Work to do.
Only the lines from the start of the material through the line containing "-55.5, -54.9, -54.9];" are to be extracted, exactly as they appear.

Excerpt from a dataset
..........

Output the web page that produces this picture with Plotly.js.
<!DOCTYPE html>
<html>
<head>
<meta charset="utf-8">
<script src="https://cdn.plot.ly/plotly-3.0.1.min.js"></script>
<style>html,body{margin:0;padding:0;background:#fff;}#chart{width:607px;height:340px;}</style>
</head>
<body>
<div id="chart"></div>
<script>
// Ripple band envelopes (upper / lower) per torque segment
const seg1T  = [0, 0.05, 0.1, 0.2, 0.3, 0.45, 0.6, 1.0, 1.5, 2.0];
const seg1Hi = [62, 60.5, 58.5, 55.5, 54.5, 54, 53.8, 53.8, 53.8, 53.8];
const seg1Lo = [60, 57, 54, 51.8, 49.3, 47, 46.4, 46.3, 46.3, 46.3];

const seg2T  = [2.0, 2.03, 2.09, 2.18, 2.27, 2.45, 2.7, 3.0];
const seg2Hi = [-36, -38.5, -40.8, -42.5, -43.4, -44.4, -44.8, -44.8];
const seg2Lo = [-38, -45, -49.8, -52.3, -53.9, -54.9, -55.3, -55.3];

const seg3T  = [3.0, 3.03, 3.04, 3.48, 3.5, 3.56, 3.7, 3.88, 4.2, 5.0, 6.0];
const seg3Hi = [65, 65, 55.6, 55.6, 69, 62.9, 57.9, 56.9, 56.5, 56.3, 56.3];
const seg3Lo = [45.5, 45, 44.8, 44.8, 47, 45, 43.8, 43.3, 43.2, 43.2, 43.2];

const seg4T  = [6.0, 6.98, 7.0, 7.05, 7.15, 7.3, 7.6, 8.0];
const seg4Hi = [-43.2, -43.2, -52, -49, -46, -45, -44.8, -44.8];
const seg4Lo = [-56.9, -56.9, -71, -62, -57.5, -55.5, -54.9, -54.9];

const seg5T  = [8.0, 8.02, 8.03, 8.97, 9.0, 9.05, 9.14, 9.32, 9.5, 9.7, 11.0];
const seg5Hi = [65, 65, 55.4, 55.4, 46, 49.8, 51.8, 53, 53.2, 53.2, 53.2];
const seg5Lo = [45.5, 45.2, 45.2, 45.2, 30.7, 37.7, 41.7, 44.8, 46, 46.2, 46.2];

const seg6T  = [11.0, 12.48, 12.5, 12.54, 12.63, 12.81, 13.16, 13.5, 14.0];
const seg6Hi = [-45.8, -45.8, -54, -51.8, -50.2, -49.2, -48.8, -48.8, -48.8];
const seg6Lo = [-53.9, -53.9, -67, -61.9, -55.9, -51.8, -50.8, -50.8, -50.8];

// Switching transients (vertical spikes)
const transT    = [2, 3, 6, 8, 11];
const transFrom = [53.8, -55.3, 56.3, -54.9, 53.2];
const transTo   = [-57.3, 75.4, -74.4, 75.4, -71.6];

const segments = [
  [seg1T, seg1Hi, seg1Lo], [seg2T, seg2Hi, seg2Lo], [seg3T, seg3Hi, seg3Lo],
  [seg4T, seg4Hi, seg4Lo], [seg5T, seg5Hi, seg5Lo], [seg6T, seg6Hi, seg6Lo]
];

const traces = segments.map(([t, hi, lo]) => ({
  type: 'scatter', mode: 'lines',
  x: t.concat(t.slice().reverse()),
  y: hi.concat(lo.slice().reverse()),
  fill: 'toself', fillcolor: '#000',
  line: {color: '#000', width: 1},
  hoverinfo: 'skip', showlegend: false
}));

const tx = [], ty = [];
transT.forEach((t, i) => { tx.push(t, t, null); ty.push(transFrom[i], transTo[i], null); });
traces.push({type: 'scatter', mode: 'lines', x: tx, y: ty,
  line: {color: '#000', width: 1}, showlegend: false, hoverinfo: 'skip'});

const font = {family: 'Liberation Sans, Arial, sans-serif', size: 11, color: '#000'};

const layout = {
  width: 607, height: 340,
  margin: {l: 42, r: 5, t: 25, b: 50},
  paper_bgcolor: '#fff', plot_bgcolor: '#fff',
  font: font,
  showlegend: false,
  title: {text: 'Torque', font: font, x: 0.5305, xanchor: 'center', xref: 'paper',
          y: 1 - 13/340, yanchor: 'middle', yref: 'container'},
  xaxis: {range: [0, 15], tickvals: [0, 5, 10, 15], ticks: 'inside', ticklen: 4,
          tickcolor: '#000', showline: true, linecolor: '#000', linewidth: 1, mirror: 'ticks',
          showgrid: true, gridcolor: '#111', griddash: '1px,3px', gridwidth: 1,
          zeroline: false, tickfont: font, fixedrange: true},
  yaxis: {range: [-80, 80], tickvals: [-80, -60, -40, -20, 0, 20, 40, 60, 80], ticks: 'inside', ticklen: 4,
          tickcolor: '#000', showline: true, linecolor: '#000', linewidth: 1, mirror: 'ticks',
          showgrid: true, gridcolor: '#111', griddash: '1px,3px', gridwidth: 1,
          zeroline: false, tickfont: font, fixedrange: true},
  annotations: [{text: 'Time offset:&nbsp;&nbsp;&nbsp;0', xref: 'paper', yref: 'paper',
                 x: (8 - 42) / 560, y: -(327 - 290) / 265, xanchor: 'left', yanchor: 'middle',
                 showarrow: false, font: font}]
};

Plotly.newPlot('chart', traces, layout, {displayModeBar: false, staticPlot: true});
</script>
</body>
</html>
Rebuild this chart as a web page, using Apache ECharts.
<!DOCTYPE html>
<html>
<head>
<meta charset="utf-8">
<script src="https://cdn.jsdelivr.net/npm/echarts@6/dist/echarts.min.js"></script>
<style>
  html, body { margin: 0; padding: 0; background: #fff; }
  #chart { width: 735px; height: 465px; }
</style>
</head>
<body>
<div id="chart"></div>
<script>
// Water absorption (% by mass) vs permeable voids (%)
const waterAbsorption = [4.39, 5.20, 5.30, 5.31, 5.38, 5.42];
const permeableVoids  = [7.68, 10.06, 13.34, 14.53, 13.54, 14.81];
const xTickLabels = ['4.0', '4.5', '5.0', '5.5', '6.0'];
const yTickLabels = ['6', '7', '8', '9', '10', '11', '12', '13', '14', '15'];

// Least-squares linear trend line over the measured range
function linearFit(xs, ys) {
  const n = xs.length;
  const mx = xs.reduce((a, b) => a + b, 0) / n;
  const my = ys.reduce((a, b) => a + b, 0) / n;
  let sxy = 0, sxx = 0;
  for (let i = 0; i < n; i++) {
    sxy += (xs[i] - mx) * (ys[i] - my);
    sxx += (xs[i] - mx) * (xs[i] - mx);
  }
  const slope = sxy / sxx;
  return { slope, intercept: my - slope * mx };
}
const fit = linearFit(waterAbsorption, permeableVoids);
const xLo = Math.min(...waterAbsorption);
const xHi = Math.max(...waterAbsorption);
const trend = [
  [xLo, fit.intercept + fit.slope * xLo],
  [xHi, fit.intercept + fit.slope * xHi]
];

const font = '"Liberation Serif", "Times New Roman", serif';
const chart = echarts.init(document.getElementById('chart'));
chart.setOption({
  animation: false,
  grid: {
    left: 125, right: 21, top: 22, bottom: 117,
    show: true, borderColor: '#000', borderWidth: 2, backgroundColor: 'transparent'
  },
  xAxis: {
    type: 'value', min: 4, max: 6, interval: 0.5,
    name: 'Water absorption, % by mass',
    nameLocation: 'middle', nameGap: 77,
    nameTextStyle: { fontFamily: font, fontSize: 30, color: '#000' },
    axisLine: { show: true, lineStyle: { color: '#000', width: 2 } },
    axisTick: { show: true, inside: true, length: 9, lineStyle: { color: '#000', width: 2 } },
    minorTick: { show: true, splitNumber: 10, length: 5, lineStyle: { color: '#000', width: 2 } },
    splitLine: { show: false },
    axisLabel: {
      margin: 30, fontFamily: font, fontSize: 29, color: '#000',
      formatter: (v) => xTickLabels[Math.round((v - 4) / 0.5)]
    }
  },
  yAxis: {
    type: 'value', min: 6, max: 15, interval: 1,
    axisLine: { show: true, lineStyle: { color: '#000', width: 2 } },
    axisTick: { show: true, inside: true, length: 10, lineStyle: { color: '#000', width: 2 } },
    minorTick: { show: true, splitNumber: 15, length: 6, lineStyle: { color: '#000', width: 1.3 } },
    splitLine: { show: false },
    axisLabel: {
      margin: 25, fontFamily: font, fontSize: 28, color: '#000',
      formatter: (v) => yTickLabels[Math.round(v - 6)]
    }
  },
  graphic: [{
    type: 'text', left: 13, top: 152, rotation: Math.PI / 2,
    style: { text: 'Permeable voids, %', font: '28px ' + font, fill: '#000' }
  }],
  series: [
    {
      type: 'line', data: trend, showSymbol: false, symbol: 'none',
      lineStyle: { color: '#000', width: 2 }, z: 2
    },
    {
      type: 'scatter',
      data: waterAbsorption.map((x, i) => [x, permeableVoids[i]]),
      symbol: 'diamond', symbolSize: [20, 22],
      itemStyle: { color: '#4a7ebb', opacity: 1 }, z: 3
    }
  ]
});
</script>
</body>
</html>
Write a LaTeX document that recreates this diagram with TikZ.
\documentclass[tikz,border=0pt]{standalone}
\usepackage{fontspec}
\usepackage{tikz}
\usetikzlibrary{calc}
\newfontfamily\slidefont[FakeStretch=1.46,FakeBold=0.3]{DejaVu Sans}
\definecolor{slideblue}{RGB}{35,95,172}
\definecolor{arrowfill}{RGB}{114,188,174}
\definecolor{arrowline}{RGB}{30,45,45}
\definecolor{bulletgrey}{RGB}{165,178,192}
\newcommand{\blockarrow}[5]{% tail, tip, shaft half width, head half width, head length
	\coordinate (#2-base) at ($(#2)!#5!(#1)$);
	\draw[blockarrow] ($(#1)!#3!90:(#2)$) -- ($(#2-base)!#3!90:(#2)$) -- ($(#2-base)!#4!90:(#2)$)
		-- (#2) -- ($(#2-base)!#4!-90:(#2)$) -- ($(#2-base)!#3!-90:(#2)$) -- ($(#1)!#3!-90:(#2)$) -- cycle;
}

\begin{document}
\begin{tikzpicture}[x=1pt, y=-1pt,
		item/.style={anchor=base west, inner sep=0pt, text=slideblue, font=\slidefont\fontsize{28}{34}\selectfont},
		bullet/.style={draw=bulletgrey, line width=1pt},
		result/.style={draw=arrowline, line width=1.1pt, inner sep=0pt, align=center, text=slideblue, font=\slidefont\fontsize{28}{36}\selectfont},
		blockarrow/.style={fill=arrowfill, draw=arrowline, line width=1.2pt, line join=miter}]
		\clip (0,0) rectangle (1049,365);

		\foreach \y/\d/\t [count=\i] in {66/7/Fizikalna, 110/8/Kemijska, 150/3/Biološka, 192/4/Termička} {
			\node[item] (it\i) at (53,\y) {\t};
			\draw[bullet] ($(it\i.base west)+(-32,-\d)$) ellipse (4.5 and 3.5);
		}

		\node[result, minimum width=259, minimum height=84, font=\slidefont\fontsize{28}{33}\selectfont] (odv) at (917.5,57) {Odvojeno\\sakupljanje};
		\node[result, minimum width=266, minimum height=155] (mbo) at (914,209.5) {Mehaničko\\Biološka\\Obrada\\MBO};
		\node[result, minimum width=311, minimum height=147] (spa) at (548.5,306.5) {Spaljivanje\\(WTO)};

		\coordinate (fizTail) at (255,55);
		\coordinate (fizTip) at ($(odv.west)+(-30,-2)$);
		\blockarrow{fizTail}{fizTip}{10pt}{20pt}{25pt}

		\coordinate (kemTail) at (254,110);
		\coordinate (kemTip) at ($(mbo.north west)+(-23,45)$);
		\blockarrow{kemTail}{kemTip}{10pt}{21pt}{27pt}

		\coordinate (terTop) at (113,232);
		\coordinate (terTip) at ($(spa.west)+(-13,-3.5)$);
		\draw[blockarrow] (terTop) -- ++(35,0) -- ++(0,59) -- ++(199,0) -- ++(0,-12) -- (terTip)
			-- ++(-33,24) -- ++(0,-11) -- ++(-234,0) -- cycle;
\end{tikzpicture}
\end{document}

..........

The response.
Output the web page that produces this picture with Plotly.js.
<!DOCTYPE html>
<html>
<head>
<meta charset="utf-8">
<script src="https://cdn.plot.ly/plotly-3.0.1.min.js"></script>
<style>html,body{margin:0;padding:0;background:#fff;}#chart{width:607px;height:340px;}</style>
</head>
<body>
<div id="chart"></div>
<script>
// Ripple band envelopes (upper / lower) per torque segment
const seg1T  = [0, 0.05, 0.1, 0.2, 0.3, 0.45, 0.6, 1.0, 1.5, 2.0];
const seg1Hi = [62, 60.5, 58.5, 55.5, 54.5, 54, 53.8, 53.8, 53.8, 53.8];
const seg1Lo = [60, 57, 54, 51.8, 49.3, 47, 46.4, 46.3, 46.3, 46.3];

const seg2T  = [2.0, 2.03, 2.09, 2.18, 2.27, 2.45, 2.7, 3.0];
const seg2Hi = [-36, -38.5, -40.8, -42.5, -43.4, -44.4, -44.8, -44.8];
const seg2Lo = [-38, -45, -49.8, -52.3, -53.9, -54.9, -55.3, -55.3];

const seg3T  = [3.0, 3.03, 3.04, 3.48, 3.5, 3.56, 3.7, 3.88, 4.2, 5.0, 6.0];
const seg3Hi = [65, 65, 55.6, 55.6, 69, 62.9, 57.9, 56.9, 56.5, 56.3, 56.3];
const seg3Lo = [45.5, 45, 44.8, 44.8, 47, 45, 43.8, 43.3, 43.2, 43.2, 43.2];

const seg4T  = [6.0, 6.98, 7.0, 7.05, 7.15, 7.3, 7.6, 8.0];
const seg4Hi = [-43.2, -43.2, -52, -49, -46, -45, -44.8, -44.8];
const seg4Lo = [-56.9, -56.9, -71, -62, -57.5, -55.5, -54.9, -54.9];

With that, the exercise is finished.